Locate every line below that contains the word "seaborn" and copy it.

______________________________

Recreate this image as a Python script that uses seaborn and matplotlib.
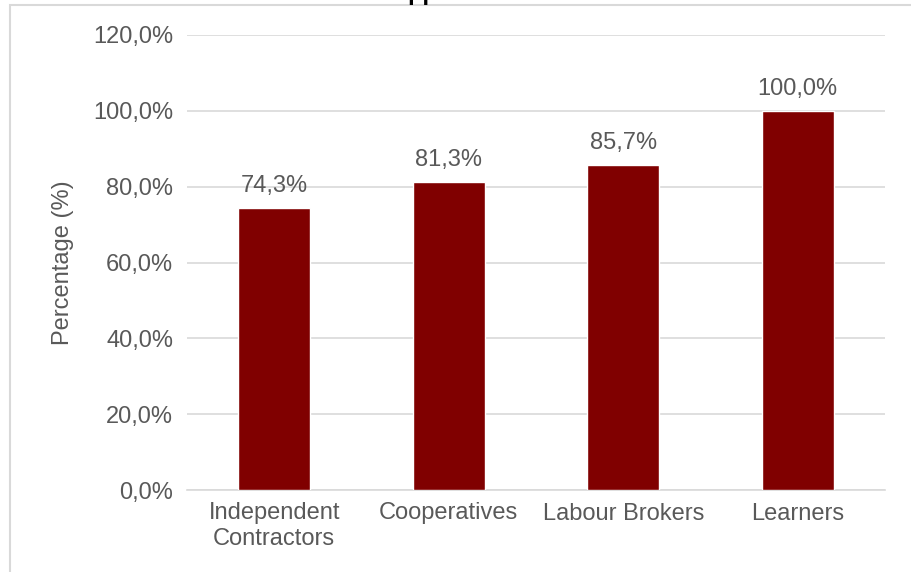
import matplotlib as mpl
mpl.use('Agg')
import matplotlib.pyplot as plt
import matplotlib.patches as mpatches
import seaborn as sns
import pandas as pd

categories = ["Independent\nContractors", "Cooperatives", "Labour Brokers", "Learners"]
values = [74.3, 81.3, 85.7, 100.0]
yticks = [0, 20, 40, 60, 80, 100, 120]
title = "Intermediate Service Provider Supported"

df = pd.DataFrame({"category": categories, "pct": values})

sns.set_theme(style="white")
plt.rcParams['font.family'] = ['Liberation Sans', 'DejaVu Sans']

grey = "#595959"
fig = plt.figure(figsize=(9.11, 5.72), dpi=100)
ax = fig.add_axes([187 / 911, 1 - 490 / 572, 698 / 911, 455 / 572])

sns.barplot(data=df, x="category", y="pct", color="#800000", saturation=1,
            width=0.41, ax=ax, zorder=3)

ax.set_ylim(0, 120)
ax.set_yticks(yticks)
ax.set_yticklabels([f"{t:.1f}%".replace(".", ",") for t in yticks])
ax.yaxis.grid(True, color="#d9d9d9", linewidth=1.2, zorder=0)
ax.set_axisbelow(True)
for s in ["top", "right", "left"]:
    ax.spines[s].set_visible(False)
ax.spines["bottom"].set_color("#d9d9d9")
ax.spines["bottom"].set_linewidth(1.2)
ax.tick_params(axis="both", length=0, labelsize=17, labelcolor=grey)
ax.tick_params(axis="y", pad=10)
ax.tick_params(axis="x", pad=9)
ax.set_xlabel("")
ax.set_ylabel("Percentage (%)", fontsize=17, color=grey, labelpad=14)

for bar, v in zip(ax.patches, values):
    ax.annotate(f"{v:.1f}%".replace(".", ","),
                (bar.get_x() + bar.get_width() / 2, bar.get_height()),
                xytext=(0, 8), textcoords="offset points",
                ha="center", va="bottom", fontsize=17, color=grey)

# chart frame (partially cropped, as in the reference)
fig.patches.append(mpatches.Rectangle((10 / 911, -0.1), 2, 1 - 5 / 572 + 0.1,
                                      transform=fig.transFigure, fill=False,
                                      edgecolor="#d9d9d9", linewidth=1.5))
# title sits mostly above the cropped top edge, as in the reference
fig.text(38 / 911, 1.0, title, fontsize=17, fontweight="bold",
         color="black", va="baseline", ha="left")

fig.savefig("out.png", dpi=100)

______________________________

» **Solution**
Recreate this image as a Python script that uses seaborn and matplotlib.
import seaborn as sns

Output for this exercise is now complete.